Liverpool opened up the biggest lead by any team at the end of a day in English top-flight history with an emphatic victory over Southampton – but manager Jurgen Klopp says his side are “not even close to being perfect”.
The Reds extended their advantage in the Premier League to 22 points over second-placed Manchester City, who face Tottenham on Sunday, with a 4-0 win against Southampton at Anfield.
They have also equalled City’s record of 20 consecutive Premier League wins at home and only Bill Shankly’s Liverpool team in 1972 had a longer winning streak on home soil in English top-flight history.
“We’re not even close to being perfect. We just look to use our skills in the best possible way. The boys have done that for a while pretty good and that’s why we have these numbers,” said Klopp.
“We didn’t want a 22-point lead. We wanted 73 points at the end of today.”
Four second-half goals gave Liverpool a victory that extends their unbeaten run in the league to 42 games and means they have picked up 100 points from the last 102 available.
Alex Oxlade-Chamberlain scored the opener against Southampton just after half time – his second goal in as many league matches – when he drilled the ball low into the bottom corner.
Reds’ skipper Jordan Henderson made it 2-0 on the hour mark with a calm finish after being set up by Roberto Firmino.
Henderson then played in Mohamed Salah for Liverpool’s third and the Egypt forward added a fourth from close range in the last minute.
The scoreline was harsh on the visitors, who matched Liverpool for much of the first hour with Danny Ings going close in the first half and Shane Long also denied by home keeper Alisson.
It was Southampton’s first away defeat in five games and they fall to 11th place.

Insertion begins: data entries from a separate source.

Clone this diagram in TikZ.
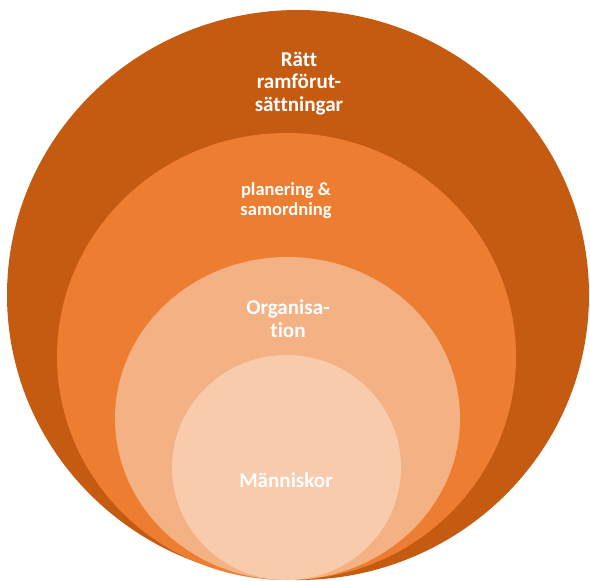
\documentclass[tikz,border=0pt]{standalone}
\usepackage{fontspec}
\setmainfont{Carlito}[Ligatures=NoCommon]
\definecolor{darkorange}{HTML}{C55A11}
\definecolor{orange}{HTML}{ED7D31}
\definecolor{lightorange}{HTML}{F4B183}
\definecolor{paleorange}{HTML}{F8CBAD}

\begin{document}
\begin{tikzpicture}[x=0.03cm,y=-0.03cm,
    every node/.style={align=center,text=white,font=\bfseries\fontsize{18}{19.4}\selectfont},
    small/.style={font=\bfseries\fontsize{15.8}{17}\selectfont}]
      \useasboundingbox (0,0) rectangle (590,580);
      \fill[darkorange] (298,295) ellipse [x radius=291, y radius=285];
      \fill[orange] (286.5,356.5) ellipse [x radius=229.5, y radius=223.5];
      \fill[lightorange] (287.5,418.5) ellipse [x radius=172.5, y radius=161.5];
      \fill[paleorange] (286.5,467.5) ellipse [x radius=114.5, y radius=112.5];
      \draw
        (299,83.5) node (frame) {Rätt\\ramförut-\\sättningar}
        (286,200.5) node[small] (plan) {planering \&\\samordning}
        (288,318.5) node (org) {Organisa-\\tion}
        (286,480) node (people) {Människor};
    \end{tikzpicture}
\end{document}
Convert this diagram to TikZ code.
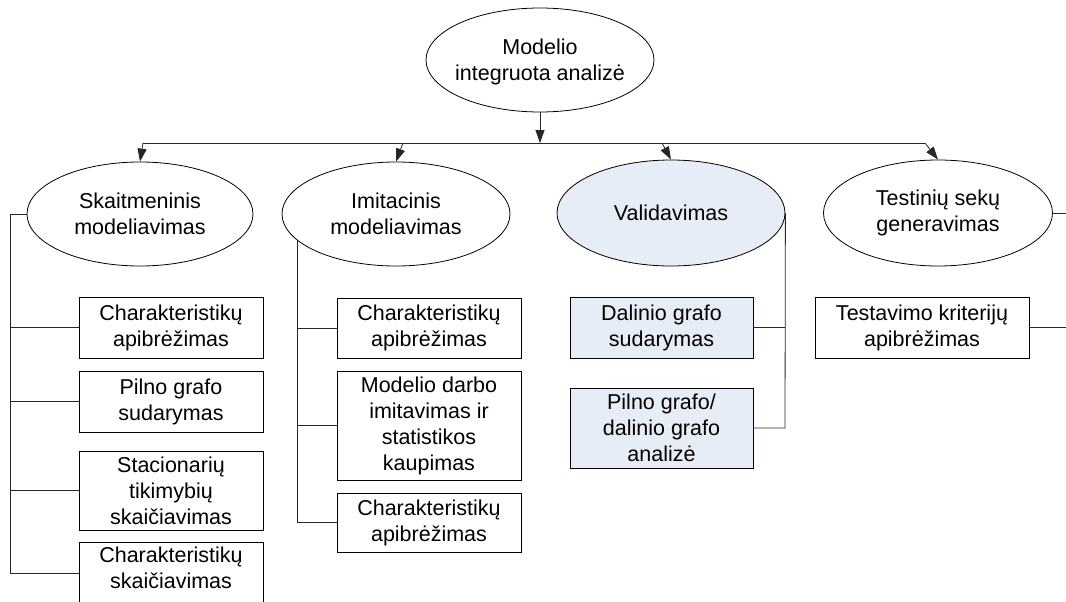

Title gets closer, unbeaten run rolls on
Liverpool’s wait for a first league title in 30 years will surely end this season. They have one hand on the trophy and seven wins from their remaining 13 games will guarantee success.
Liverpool are unbeaten in 42 games across two seasons, have conceded just one league goal in their last 10 matches and have 73 points from 25 games – a top-flight record.
Before Saturday, only City had won more consecutive games at home in the Premier League, between March 2011 and March 2012.
With only 13 matches left, it is increasingly surely only a question of whether Liverpool can remain unbeaten for the whole season rather than if they end their drought.
Nevertheless, their performance in the first half against Southampton was nervous and suggested the visitors could have a chance to inflict a first defeat on Klopp’s side.
Sloppy passes, mistakes at the back and a lack of intensity going forward meant the Saints had opportunities to score and were barely stretched at the back.
Southampton, spearheaded by top-scorer Ings in attack, finished the half as the better team, going close through the former Reds striker as well as Long and Moussa Djenepo.
But Liverpool, no doubt invigorated by a half-time talk from Klopp, were quick out of the blocks in the second half and as soon as they scored the victory that most will have expected before the match felt inevitable.
The scorer of that opener, Oxlade-Chamberlain, is starting to regain the form he demonstrated prior to picking up a serious knee injury while Henderson was magnificent again in controlling the midfield. They were solid at the back, with Joe Gomez and Virgil van Dijk’s centre-back partnership continuing to flourish.
The Reds were without the injured Sadio Mane, but Firmino and Salah delivered the goods; the Brazil striker produced a hat-trick of assists to take his total to 51 in all competitions for the club, while Salah scored twice.
Saints deliver on Hasenhuttl’s wish
Southampton manager Ralph Hasenhuttl said before the game he wanted his side to “show how far we have come, how competitive we are”.
They certainly did that, especially in the first half.
Ings, who left Liverpool to join the Saints for £20m in July, had scored 14 goals in 19 starts heading into the match and he was a threat throughout.
His close-range effort in the first half looked like it was heading in before it clipped the heel of team-mate Long and bounced away from goal.
The striker, who was praised for his tireless work ethic by Klopp, threatened early in the second half when he bundled into the box before being stopped by a challenge from Fabinho.
There were appeals for a penalty but it was reviewed by VAR, who must have decided it was the eager Ings’ effort to evade Fabinho that sent him to the ground rather contact from Liverpool’s midfielder – although Hasenhuttl believed it was a foul.
To rub salt into Saints’ wound, immediately after the incident Liverpool went up the other end and scored the opener.
Ings continued to cause problems though, earning a corner off a deflected shot after taking on Andy Robertson and Van Dijk as well as linking up with James Ward-Prowse, who fired just wide of the right post.
He was substituted in the 70th minute, alongside strike partner Long, and was given a standing ovation by the fans of his former club.
Ings’ form has been one of the reasons for Southampton’s surge away from the relegation zone and if he continues to be such a threat, Saints look good for a top-half finish in the table.
They had 10 shots in the first half against Liverpool, the most the Reds have faced in the opening 45 minutes of a Premier League match at Anfield since Chelsea in November 2014.